Il y a un petit goût de They Shoot Horses, Don't They ? qui subsiste dans ce film. Dans celui de Pollack, les enjeux liés à la crise de 29 étaient perçus à travers un marathon de danse, alors qu'ici il s'agit d'un défi presque puéril qui met aux prises le vagabond au contrôleur de train. Si le défi paraît dérisoire, l'enjeu est bien réel, puisque c'est d'honneur qu'il s'agit. On ne rentre pas dans mon train dit en substance le vieux Shack à l'encontre des va-nu-pieds qui essayeraient de frauder pour fuir une réalité sordide et partir vers un ailleurs qu'ils espèrent meilleurs. Mais le bonhomme est l'un des pires salopards de l'histoire du cinéma, un être brutal et sadique qui met un point d'honneur à maintenir son train inviolé. Pour arriver à ses fins, il n'hésite pas à fracasser les corps à coups de marteau et à débarquer manu militari les resquilleurs. La ligne 19 reste ainsi une légende, on n'entre pas dans ce train de la même manière qu'on ne s'évade pas de la prison d'Alcatraz. Seul un homme va tenter l'exploit, il s'agit du prince des vagabonds, le champion des indigents, le mythique N°1.
Mythe, légende, monde violent, sans foi ni loi...Il n'y a pas de doute possible, l'univers décrit par Aldrich est semblable à celui du western. Il évoque l'Amérique des années 30 comme s'il s'agissait d'un retour à l'époque du far west, avec ces pauvres qui veulent conquérir l'Ouest pour réaliser leur rêve, ces institutions qui semblent dépassées et ne peuvent faire régner la loi, seule celle du plus fort prévaut et elle est intraitable lorsque c'est un personnage comme Shack qui la conduit. D'ailleurs ce dernier semble avoir une certaine filiation avec Sentenza, la Brute de Leone, un homme qui applique sa loi d'une manière expéditive ! De la même manière, on peut établir une similitude entre N°1 et l'Homme sans nom...
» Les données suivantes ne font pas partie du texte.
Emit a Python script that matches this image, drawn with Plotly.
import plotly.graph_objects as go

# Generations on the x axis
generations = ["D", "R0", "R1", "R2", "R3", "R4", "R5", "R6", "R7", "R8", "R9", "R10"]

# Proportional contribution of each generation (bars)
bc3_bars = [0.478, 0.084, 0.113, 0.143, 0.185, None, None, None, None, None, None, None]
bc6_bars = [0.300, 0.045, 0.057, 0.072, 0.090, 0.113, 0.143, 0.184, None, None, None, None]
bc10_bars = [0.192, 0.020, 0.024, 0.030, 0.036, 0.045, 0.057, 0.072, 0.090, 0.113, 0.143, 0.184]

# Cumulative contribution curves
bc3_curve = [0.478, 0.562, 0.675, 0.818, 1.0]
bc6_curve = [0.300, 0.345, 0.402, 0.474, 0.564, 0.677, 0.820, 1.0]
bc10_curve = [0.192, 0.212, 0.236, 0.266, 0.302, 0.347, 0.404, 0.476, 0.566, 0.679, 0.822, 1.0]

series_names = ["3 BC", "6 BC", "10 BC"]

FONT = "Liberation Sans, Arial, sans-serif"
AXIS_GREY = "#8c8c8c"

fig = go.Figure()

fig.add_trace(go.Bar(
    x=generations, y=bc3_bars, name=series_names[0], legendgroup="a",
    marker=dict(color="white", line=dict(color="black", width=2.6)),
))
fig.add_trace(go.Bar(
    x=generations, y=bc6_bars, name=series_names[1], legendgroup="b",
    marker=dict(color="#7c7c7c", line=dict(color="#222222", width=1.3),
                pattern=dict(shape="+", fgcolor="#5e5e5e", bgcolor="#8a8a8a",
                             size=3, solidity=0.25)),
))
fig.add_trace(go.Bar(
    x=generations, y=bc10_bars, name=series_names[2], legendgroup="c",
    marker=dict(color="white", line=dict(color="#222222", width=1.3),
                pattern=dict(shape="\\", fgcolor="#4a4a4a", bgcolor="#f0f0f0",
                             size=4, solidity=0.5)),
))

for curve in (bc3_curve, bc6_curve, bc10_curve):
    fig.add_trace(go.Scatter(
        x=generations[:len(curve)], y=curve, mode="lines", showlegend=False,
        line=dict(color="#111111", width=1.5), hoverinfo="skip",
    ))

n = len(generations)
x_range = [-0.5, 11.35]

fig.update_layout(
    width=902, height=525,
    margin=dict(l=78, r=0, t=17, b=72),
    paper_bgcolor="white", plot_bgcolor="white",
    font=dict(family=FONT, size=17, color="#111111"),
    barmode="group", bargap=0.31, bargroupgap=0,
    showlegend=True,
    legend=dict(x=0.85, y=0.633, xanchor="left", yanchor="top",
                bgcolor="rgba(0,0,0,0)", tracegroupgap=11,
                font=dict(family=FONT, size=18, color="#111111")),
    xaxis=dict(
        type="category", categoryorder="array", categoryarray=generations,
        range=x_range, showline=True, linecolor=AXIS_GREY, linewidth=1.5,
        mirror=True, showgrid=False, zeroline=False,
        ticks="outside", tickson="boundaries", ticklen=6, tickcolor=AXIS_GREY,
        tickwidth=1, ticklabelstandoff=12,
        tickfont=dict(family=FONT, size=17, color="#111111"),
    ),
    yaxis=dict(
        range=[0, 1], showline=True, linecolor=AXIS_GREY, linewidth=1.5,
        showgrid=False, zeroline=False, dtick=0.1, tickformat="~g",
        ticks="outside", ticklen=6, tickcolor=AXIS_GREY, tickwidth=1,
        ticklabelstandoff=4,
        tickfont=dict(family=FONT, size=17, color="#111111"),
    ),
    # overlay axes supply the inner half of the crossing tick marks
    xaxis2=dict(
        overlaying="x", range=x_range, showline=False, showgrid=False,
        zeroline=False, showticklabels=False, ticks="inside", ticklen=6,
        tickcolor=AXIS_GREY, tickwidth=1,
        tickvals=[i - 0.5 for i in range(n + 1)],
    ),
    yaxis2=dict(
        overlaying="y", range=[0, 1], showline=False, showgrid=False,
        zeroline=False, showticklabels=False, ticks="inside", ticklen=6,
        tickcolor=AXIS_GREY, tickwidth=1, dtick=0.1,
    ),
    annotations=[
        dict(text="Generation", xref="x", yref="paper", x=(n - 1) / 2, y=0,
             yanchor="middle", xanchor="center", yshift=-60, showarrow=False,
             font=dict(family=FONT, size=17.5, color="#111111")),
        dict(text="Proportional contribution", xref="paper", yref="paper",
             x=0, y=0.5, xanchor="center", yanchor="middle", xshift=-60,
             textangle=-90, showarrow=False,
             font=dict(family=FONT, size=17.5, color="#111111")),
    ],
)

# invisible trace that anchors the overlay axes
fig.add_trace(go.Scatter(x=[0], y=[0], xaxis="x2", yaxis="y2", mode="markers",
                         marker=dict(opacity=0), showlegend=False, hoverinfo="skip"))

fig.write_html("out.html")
Aldrich rend passionnant cet affrontement en exaltant l'aspect sauvage des décors naturels de l'Oregon et en utilisant à merveille la lenteur du train pour nourrir l'intensité dramatique des situations. Les deux personnages jouent au chat et à la souris pendant une bonne partie du film, N°1 usant de roublardise et de stratagème pour prendre le train en marche, la tension ne décroît pas et trouve son paroxysme lors du duel final, épique à souhait comme pour tout bon western ! Mais le combat est beau aussi grâce à ses combattants, Marvin et Borgnine imposent avec brio leur présence animale à l'écran.
C'est un peu dommage qu'Aldrich focalise autant son attention sur le duel et néglige quelque peu les personnages secondaires, ainsi que la relation maître/élève qui s'établit entre N°1 et un jeune vagabond rêvant du titre d'Empereur du Nord ! Mais ce titre n'apporte pas grand-chose si ce n'est la vanité ; être couronné roi des vagabonds ou des contrôleurs équivaut à être un roi ubuesque, cela ne veut rien dire ! La véritable richesse de l'homme est son honneur, car une fois l'affrontement terminé, c'est la seule chose qui lui reste. La fin du duel sonne la fin de la récréation pour les parieurs ; gagnants et perdants restent sur le quai et la misère, elle, reprend ses droits.